§ What needs to be done: Quote each line of the material verbatim, without the pictures.

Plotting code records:
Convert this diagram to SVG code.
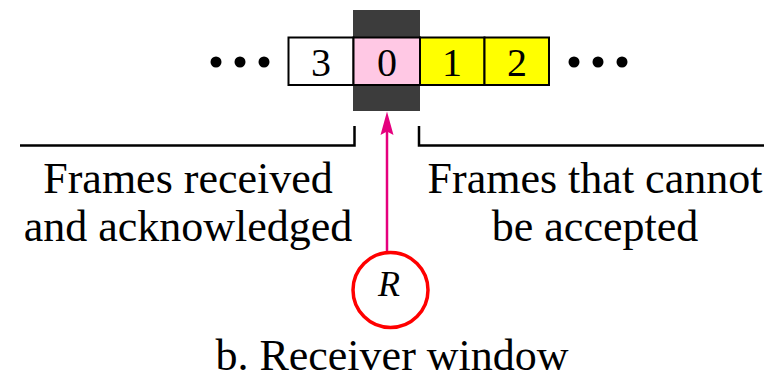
<svg xmlns="http://www.w3.org/2000/svg" width="783" height="380" viewBox="0 0 783 380">
  <style>
    .frame { stroke: #000; stroke-width: 2; }
    .num { font-family: "Liberation Serif", "Times New Roman", serif; font-size: 40px; fill: #000; text-anchor: middle; }
    .label { font-family: "Liberation Serif", "Times New Roman", serif; font-size: 44px; fill: #000; text-anchor: middle; }
    .bracket { fill: none; stroke: #000; stroke-width: 2.5; }
  </style>
  <rect width="783" height="380" fill="#fff"/>

  <!-- receive window shading -->
  <rect id="window" x="353" y="10" width="67" height="101" fill="#3c3c3c"/>

  <!-- sequence number slots -->
  <g id="slot-3">
    <rect class="frame" x="288.5" y="37.5" width="65" height="47.5" fill="#fff"/>
    <text class="num" x="321" y="76">3</text>
  </g>
  <g id="slot-0">
    <rect class="frame" x="353.5" y="37.5" width="66.5" height="47.5" fill="#ffc8e4"/>
    <text class="num" x="387" y="76">0</text>
  </g>
  <g id="slot-1">
    <rect class="frame" x="420" y="37.5" width="64.5" height="47.5" fill="#ffff00"/>
    <text class="num" x="452" y="76">1</text>
  </g>
  <g id="slot-2">
    <rect class="frame" x="484.5" y="37.5" width="64.5" height="47.5" fill="#ffff00"/>
    <text class="num" x="517" y="76">2</text>
  </g>

  <!-- ellipses -->
  <g id="dots-left" fill="#000">
    <circle cx="216" cy="62" r="5.5"/>
    <circle cx="240" cy="62" r="5.5"/>
    <circle cx="264" cy="62" r="5.5"/>
  </g>
  <g id="dots-right" fill="#000">
    <circle cx="574" cy="62" r="5.5"/>
    <circle cx="598" cy="62" r="5.5"/>
    <circle cx="622" cy="62" r="5.5"/>
  </g>

  <!-- region brackets and labels -->
  <g id="received">
    <path class="bracket" d="M20,145.5 H354.5 V126"/>
    <text class="label" x="188" y="193">Frames received</text>
    <text class="label" x="188" y="241">and acknowledged</text>
  </g>
  <g id="not-accepted">
    <path class="bracket" d="M419,126 V145.5 H764"/>
    <text class="label" x="595" y="193">Frames that cannot</text>
    <text class="label" x="595" y="241">be accepted</text>
  </g>

  <!-- receive pointer -->
  <g id="connectors">
    <line x1="387" y1="251" x2="387" y2="128" stroke="#E5007E" stroke-width="2.5"/>
    <path d="M387,111.5 L393.5,135 L387,131.5 L380.5,135 Z" fill="#E5007E"/>
  </g>
  <g id="pointer-R">
    <circle cx="390.5" cy="290" r="37.5" fill="#fff" stroke="#ff0000" stroke-width="3.5"/>
    <text x="389" y="296" font-family="Liberation Serif, serif" font-style="italic" font-size="36" text-anchor="middle" fill="#000">R</text>
  </g>

  <text id="caption" class="label" x="392" y="370">b. Receiver window</text>
</svg>
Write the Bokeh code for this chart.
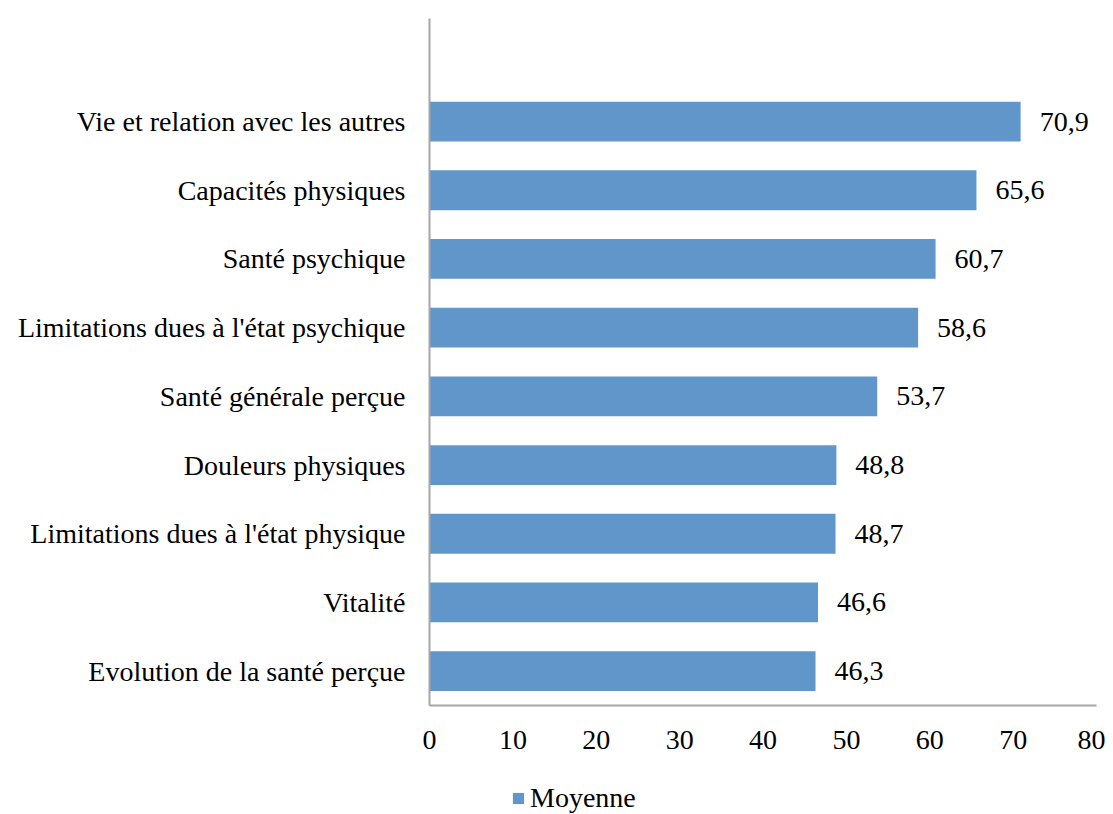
from bokeh.plotting import figure
from bokeh.layouts import column
from bokeh.models import ColumnDataSource, Range1d, LabelSet, Legend, LegendItem, FixedTicker
from bokeh.embed import file_html
from bokeh.resources import INLINE

categories = [
    "Evolution de la santé perçue",
    "Vitalité",
    "Limitations dues à l'état physique",
    "Douleurs physiques",
    "Santé générale perçue",
    "Limitations dues à l'état psychique",
    "Santé psychique",
    "Capacités physiques",
    "Vie et relation avec les autres",
]
values = [46.3, 46.6, 48.7, 48.8, 53.7, 58.6, 60.7, 65.6, 70.9]
series_name = "Moyenne"
x_ticks = [0, 10, 20, 30, 40, 50, 60, 70, 80]

FONT = "Liberation Serif"
FS = "28px"
BAR = "#6096CA"
AXIS = "#A6A6A6"

pos = list(range(len(categories)))
src = ColumnDataSource(dict(
    y=pos, v=values, lab=[f"{v:.1f}".replace(".", ",") for v in values]
))

p = figure(width=1105, height=778, output_backend="svg", toolbar_location=None,
           x_range=Range1d(0, 80), y_range=Range1d(-0.5, len(categories) + 0.5),
           min_border_left=429, min_border_right=9, min_border_top=18,
           min_border_bottom=73)
p.outline_line_color = None
p.xgrid.visible = False
p.ygrid.visible = False

r = p.hbar(y="y", right="v", left=0, height=0.58, source=src,
           fill_color=BAR, line_color=None)

labels = LabelSet(x="v", y="y", text="lab", source=src, x_offset=19,
                  text_baseline="middle", text_font=FONT, text_font_size=FS,
                  text_color="black")
p.add_layout(labels)

p.xaxis.ticker = FixedTicker(ticks=x_ticks)
p.yaxis.ticker = FixedTicker(ticks=pos)
p.yaxis.major_label_overrides = {i: c for i, c in enumerate(categories)}
for ax in (p.xaxis[0], p.yaxis[0]):
    ax.axis_line_color = AXIS
    ax.axis_line_width = 2
    ax.major_tick_out = 0
    ax.major_tick_in = 0
    ax.minor_tick_out = 0
    ax.minor_tick_in = 0
    ax.major_label_text_font = FONT
    ax.major_label_text_font_size = FS
    ax.major_label_text_color = "black"
p.xaxis.major_label_standoff = 25
p.yaxis.major_label_standoff = 24

# separate strip for the legend, below the chart (its frame is aligned with the chart's)
leg = figure(width=1105, height=36, output_backend="svg", toolbar_location=None,
             x_range=Range1d(0, 1), y_range=Range1d(0, 1),
             min_border=0, x_axis_type=None, y_axis_type=None)
leg.outline_line_color = None
leg.border_fill_color = "white"
leg.background_fill_color = "white"
leg.xgrid.visible = False
leg.ygrid.visible = False
dummy = leg.hbar(y=[50], right=[60], left=50, height=0.5, fill_color=BAR,
                 line_color=None, line_alpha=0)
legend = Legend(items=[LegendItem(label=series_name, renderers=[dummy])],
                location=(82, 0), orientation="horizontal",
                label_text_font=FONT, label_text_font_size=FS, label_text_color="black",
                border_line_color=None, background_fill_alpha=0,
                glyph_width=14, glyph_height=14, label_standoff=5,
                padding=0, margin=0)
leg.add_layout(legend, "center")

layout = column(p, leg, spacing=0)
open("out.html", "w").write(file_html(layout, INLINE))
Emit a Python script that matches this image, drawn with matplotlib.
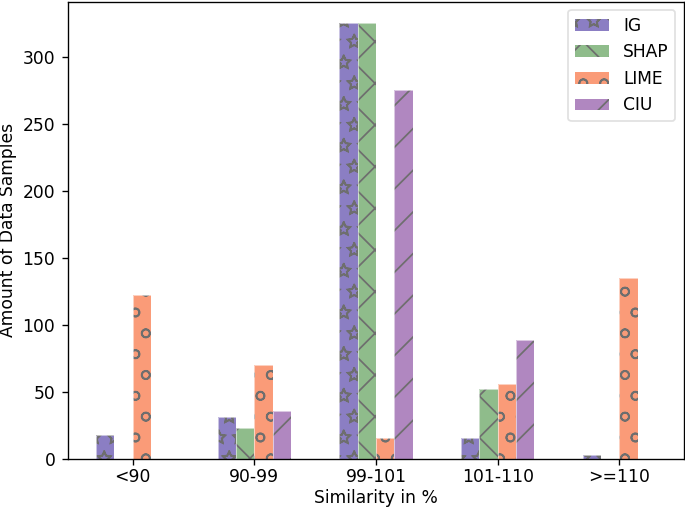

§ Finished answer:
Convert this diagram to SVG code.
<svg xmlns="http://www.w3.org/2000/svg" width="783" height="380" viewBox="0 0 783 380">
  <style>
    .frame { stroke: #000; stroke-width: 2; }
    .num { font-family: "Liberation Serif", "Times New Roman", serif; font-size: 40px; fill: #000; text-anchor: middle; }
    .label { font-family: "Liberation Serif", "Times New Roman", serif; font-size: 44px; fill: #000; text-anchor: middle; }
    .bracket { fill: none; stroke: #000; stroke-width: 2.5; }
  </style>
  <rect width="783" height="380" fill="#fff"/>

  <!-- receive window shading -->
  <rect id="window" x="353" y="10" width="67" height="101" fill="#3c3c3c"/>

  <!-- sequence number slots -->
  <g id="slot-3">
    <rect class="frame" x="288.5" y="37.5" width="65" height="47.5" fill="#fff"/>
    <text class="num" x="321" y="76">3</text>
  </g>
  <g id="slot-0">
    <rect class="frame" x="353.5" y="37.5" width="66.5" height="47.5" fill="#ffc8e4"/>
    <text class="num" x="387" y="76">0</text>
  </g>
  <g id="slot-1">
    <rect class="frame" x="420" y="37.5" width="64.5" height="47.5" fill="#ffff00"/>
    <text class="num" x="452" y="76">1</text>
  </g>
  <g id="slot-2">
    <rect class="frame" x="484.5" y="37.5" width="64.5" height="47.5" fill="#ffff00"/>
    <text class="num" x="517" y="76">2</text>
  </g>

  <!-- ellipses -->
  <g id="dots-left" fill="#000">
    <circle cx="216" cy="62" r="5.5"/>
    <circle cx="240" cy="62" r="5.5"/>
    <circle cx="264" cy="62" r="5.5"/>
  </g>
  <g id="dots-right" fill="#000">
    <circle cx="574" cy="62" r="5.5"/>
    <circle cx="598" cy="62" r="5.5"/>
    <circle cx="622" cy="62" r="5.5"/>
  </g>

  <!-- region brackets and labels -->
  <g id="received">
    <path class="bracket" d="M20,145.5 H354.5 V126"/>
    <text class="label" x="188" y="193">Frames received</text>
    <text class="label" x="188" y="241">and acknowledged</text>
  </g>
  <g id="not-accepted">
    <path class="bracket" d="M419,126 V145.5 H764"/>
    <text class="label" x="595" y="193">Frames that cannot</text>
    <text class="label" x="595" y="241">be accepted</text>
  </g>

  <!-- receive pointer -->
  <g id="connectors">
    <line x1="387" y1="251" x2="387" y2="128" stroke="#E5007E" stroke-width="2.5"/>
    <path d="M387,111.5 L393.5,135 L387,131.5 L380.5,135 Z" fill="#E5007E"/>
  </g>
  <g id="pointer-R">
    <circle cx="390.5" cy="290" r="37.5" fill="#fff" stroke="#ff0000" stroke-width="3.5"/>
    <text x="389" y="296" font-family="Liberation Serif, serif" font-style="italic" font-size="36" text-anchor="middle" fill="#000">R</text>
  </g>

  <text id="caption" class="label" x="392" y="370">b. Receiver window</text>
</svg>
Write the Bokeh code for this chart.
from bokeh.plotting import figure
from bokeh.layouts import column
from bokeh.models import ColumnDataSource, Range1d, LabelSet, Legend, LegendItem, FixedTicker
from bokeh.embed import file_html
from bokeh.resources import INLINE

categories = [
    "Evolution de la santé perçue",
    "Vitalité",
    "Limitations dues à l'état physique",
    "Douleurs physiques",
    "Santé générale perçue",
    "Limitations dues à l'état psychique",
    "Santé psychique",
    "Capacités physiques",
    "Vie et relation avec les autres",
]
values = [46.3, 46.6, 48.7, 48.8, 53.7, 58.6, 60.7, 65.6, 70.9]
series_name = "Moyenne"
x_ticks = [0, 10, 20, 30, 40, 50, 60, 70, 80]

FONT = "Liberation Serif"
FS = "28px"
BAR = "#6096CA"
AXIS = "#A6A6A6"

pos = list(range(len(categories)))
src = ColumnDataSource(dict(
    y=pos, v=values, lab=[f"{v:.1f}".replace(".", ",") for v in values]
))

p = figure(width=1105, height=778, output_backend="svg", toolbar_location=None,
           x_range=Range1d(0, 80), y_range=Range1d(-0.5, len(categories) + 0.5),
           min_border_left=429, min_border_right=9, min_border_top=18,
           min_border_bottom=73)
p.outline_line_color = None
p.xgrid.visible = False
p.ygrid.visible = False

r = p.hbar(y="y", right="v", left=0, height=0.58, source=src,
           fill_color=BAR, line_color=None)

labels = LabelSet(x="v", y="y", text="lab", source=src, x_offset=19,
                  text_baseline="middle", text_font=FONT, text_font_size=FS,
                  text_color="black")
p.add_layout(labels)

p.xaxis.ticker = FixedTicker(ticks=x_ticks)
p.yaxis.ticker = FixedTicker(ticks=pos)
p.yaxis.major_label_overrides = {i: c for i, c in enumerate(categories)}
for ax in (p.xaxis[0], p.yaxis[0]):
    ax.axis_line_color = AXIS
    ax.axis_line_width = 2
    ax.major_tick_out = 0
    ax.major_tick_in = 0
    ax.minor_tick_out = 0
    ax.minor_tick_in = 0
    ax.major_label_text_font = FONT
    ax.major_label_text_font_size = FS
    ax.major_label_text_color = "black"
p.xaxis.major_label_standoff = 25
p.yaxis.major_label_standoff = 24

# separate strip for the legend, below the chart (its frame is aligned with the chart's)
leg = figure(width=1105, height=36, output_backend="svg", toolbar_location=None,
             x_range=Range1d(0, 1), y_range=Range1d(0, 1),
             min_border=0, x_axis_type=None, y_axis_type=None)
leg.outline_line_color = None
leg.border_fill_color = "white"
leg.background_fill_color = "white"
leg.xgrid.visible = False
leg.ygrid.visible = False
dummy = leg.hbar(y=[50], right=[60], left=50, height=0.5, fill_color=BAR,
                 line_color=None, line_alpha=0)
legend = Legend(items=[LegendItem(label=series_name, renderers=[dummy])],
                location=(82, 0), orientation="horizontal",
                label_text_font=FONT, label_text_font_size=FS, label_text_color="black",
                border_line_color=None, background_fill_alpha=0,
                glyph_width=14, glyph_height=14, label_standoff=5,
                padding=0, margin=0)
leg.add_layout(legend, "center")

layout = column(p, leg, spacing=0)
open("out.html", "w").write(file_html(layout, INLINE))
Emit a Python script that matches this image, drawn with matplotlib.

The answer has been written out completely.